A síndrome de Cassandra aplica-se aos casos em que não se acredita na ocorrência de um acontecimento, e se ignora deliberadamente os avisos e as indicações que o anunciam. Faz todo o sentido recorrer a ela quando nos referimos à possibilidade de uma guerra entre a NATO e a Rússia. A situação é tanto mais alarmante quando altos responsáveis pensam ser possível manter o conflito ao nível convencional, elevando-se quando muito ao patamar nuclear tático. Quem alerta para essa possibilidade não é levado a sério, nem lhe é atribuída credibilidade, para poupar epítetos.

Num rasgo de bom-senso, e em linha com declarações anteriores, Curtis Scaparrotti, general do Exército dos EUA e comandante das forças aliadas na Europa, alertou recentemente numa entrevista à Associated Press para o facto de “durante a Guerra Fria, entendermos os sinais uns dos outros [Estados Unidos e União Soviética]. Conversávamos… estou preocupado porque hoje não nos conhecemos bem”. Scaparrotti acrescentava ainda que “a comunicação é uma parte muito importante da dissuasão… devemos comunicar mais com a Rússia. Isso garante que se entenda o que se faz e porquê”.

Quando os adversários se conhecem mutuamente diminui a probabilidade de entrarem em conflito. Ao contrário dos tempos da Guerra Fria, quando gerações viveram sob ameaça de um armagedão nuclear, as forças armadas norte-americanas e russas comunicam pouco entre si.

As relações da Rússia com os Estados Unidos e a NATO estão no nível mais baixo de sempre. A cooperação civil e militar é inexistente. Não há sinais de que a situação vai melhorar. Pelo contrário! A retórica de demonização do oponente aumenta diariamente, agora ampliada pelas redes sociais. A luta política entre as elites políticas norte-americanas não ajuda e dificulta tremendamente o diálogo entre Moscovo e Washington.

É necessário proceder a uma mudança urgente de política, assente na diplomacia em vez de ultimatos e sanções. É crucial promover o envolvimento político e estratégico com a Rússia, evitar um impasse nuclear precário, e ultrapassar a “paralisia política” que caracteriza a ação diplomática dos EUA e seus aliados com a Rússia. As superpotências nucleares precisam de ultrapassar preconceitos e comunicar mais. Tudo o que contribua para diminuir as tensões é positivo.

Entretanto, está lançada uma nova corrida aos armamentos.
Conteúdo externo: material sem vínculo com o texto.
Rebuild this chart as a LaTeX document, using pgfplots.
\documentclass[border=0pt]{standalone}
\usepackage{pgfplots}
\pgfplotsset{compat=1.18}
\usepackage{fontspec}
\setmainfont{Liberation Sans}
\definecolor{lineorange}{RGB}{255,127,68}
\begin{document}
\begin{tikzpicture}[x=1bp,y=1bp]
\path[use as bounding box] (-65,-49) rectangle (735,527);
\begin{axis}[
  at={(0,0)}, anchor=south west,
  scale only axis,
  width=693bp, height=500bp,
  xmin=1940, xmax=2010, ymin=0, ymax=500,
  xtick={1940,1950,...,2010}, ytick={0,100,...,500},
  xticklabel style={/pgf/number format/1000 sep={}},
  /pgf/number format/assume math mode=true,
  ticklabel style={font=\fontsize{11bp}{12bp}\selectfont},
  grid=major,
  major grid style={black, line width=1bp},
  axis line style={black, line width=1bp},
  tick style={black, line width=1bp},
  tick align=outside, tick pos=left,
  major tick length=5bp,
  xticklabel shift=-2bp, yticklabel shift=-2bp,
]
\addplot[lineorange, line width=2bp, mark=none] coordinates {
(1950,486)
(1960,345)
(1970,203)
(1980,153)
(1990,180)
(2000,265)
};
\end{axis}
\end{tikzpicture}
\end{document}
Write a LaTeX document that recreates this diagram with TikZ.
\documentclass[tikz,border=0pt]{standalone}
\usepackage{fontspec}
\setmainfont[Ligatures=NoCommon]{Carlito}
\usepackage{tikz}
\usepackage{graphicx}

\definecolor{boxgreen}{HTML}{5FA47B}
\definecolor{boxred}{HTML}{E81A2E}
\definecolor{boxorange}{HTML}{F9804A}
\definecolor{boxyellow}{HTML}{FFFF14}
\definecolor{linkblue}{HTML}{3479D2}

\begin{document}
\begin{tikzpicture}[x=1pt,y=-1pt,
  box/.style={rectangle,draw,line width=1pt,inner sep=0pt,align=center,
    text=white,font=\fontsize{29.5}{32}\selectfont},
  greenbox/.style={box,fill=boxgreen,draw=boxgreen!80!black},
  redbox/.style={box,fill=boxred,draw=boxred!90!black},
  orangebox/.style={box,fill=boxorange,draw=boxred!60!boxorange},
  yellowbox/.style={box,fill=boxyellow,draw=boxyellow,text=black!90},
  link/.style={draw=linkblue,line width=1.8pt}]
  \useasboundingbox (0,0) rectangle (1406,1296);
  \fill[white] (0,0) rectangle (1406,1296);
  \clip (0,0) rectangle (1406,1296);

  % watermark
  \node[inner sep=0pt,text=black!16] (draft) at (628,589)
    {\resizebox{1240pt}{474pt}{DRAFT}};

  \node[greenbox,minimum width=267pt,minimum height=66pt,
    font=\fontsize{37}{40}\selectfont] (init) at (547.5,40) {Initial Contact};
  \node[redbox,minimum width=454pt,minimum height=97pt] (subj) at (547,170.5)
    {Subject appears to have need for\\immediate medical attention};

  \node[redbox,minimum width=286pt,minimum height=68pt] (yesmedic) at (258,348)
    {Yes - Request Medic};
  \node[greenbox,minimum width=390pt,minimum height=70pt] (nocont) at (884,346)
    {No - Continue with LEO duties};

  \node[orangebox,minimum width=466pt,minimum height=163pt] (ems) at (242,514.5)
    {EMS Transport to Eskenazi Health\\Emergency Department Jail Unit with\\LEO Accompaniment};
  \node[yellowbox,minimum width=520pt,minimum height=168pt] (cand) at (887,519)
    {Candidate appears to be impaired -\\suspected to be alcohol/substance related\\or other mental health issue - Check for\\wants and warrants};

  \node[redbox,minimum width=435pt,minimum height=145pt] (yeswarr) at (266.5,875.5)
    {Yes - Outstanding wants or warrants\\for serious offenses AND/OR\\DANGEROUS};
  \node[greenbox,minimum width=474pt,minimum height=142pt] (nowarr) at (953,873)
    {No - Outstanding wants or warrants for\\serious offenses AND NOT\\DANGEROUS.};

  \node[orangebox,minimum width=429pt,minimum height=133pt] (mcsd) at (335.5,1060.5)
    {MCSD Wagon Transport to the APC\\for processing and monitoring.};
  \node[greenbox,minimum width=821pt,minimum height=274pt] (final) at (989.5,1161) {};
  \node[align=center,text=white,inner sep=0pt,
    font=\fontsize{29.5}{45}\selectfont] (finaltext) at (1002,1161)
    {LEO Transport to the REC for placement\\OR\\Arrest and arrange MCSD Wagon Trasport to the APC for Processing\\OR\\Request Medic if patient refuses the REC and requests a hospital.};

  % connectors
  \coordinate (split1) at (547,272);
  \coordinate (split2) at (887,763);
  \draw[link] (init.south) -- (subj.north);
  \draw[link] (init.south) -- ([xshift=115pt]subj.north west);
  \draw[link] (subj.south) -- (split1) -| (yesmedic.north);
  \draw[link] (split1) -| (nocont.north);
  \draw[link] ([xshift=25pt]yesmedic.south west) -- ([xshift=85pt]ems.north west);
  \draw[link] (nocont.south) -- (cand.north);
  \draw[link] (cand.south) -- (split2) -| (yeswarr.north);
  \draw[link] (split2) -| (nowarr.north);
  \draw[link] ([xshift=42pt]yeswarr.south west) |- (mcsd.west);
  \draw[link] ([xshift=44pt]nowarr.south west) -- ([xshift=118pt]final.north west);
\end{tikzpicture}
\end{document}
Mecanismos cruciais de controlo de armamento como os tratados ABM e INF foram abandonados. Tudo se encaminha para que o último tratado ainda em vigor que impõe limitações às armas nucleares estratégicas – START – siga o mesmo percurso. O risco de um confronto armado que, por engano ou erro de cálculo, possa conduzir a uma guerra nuclear aumentou significativamente. A possibilidade de guerra nuclear (acidental ou provocada) com a Rússia não é uma lucubração desinformada.

Temos hoje mais forças militares no terreno, mais próximas e em mais locais. Por exemplo, no Mar Báltico, Síria e Mar Negro. A aproximação das forças da NATO da fronteira russa motivou o deslocamento do dispositivo russo para oeste. Excetuando o caso da Síria, onde existe uma coordenação permanente e frutífera entre norte-americanos e russos, noutros locais são quase diárias as provocações de parte a parte. Pelo facto da comunicação social não as referir não significa que não existem. Urge alertar os fazedores de opinião para o facto.

Compete à União Europeia contribuir ativamente para desanuviar as relações entre aqueles dois atores, e desempenhar um papel de mediador. A ambição de se tornar um ator global com autonomia estratégica tem de se materializar em ações concretas. A inoperância demonstrada pelas instâncias europeias em várias situações que afetam a segurança europeia – Síria, Ucrânia, Kosovo, etc. – deixando o protagonismo para as potências regionais que a integram, não se pode repetir neste caso dadas as suas características existenciais. É hora de agir firme e determinadamente.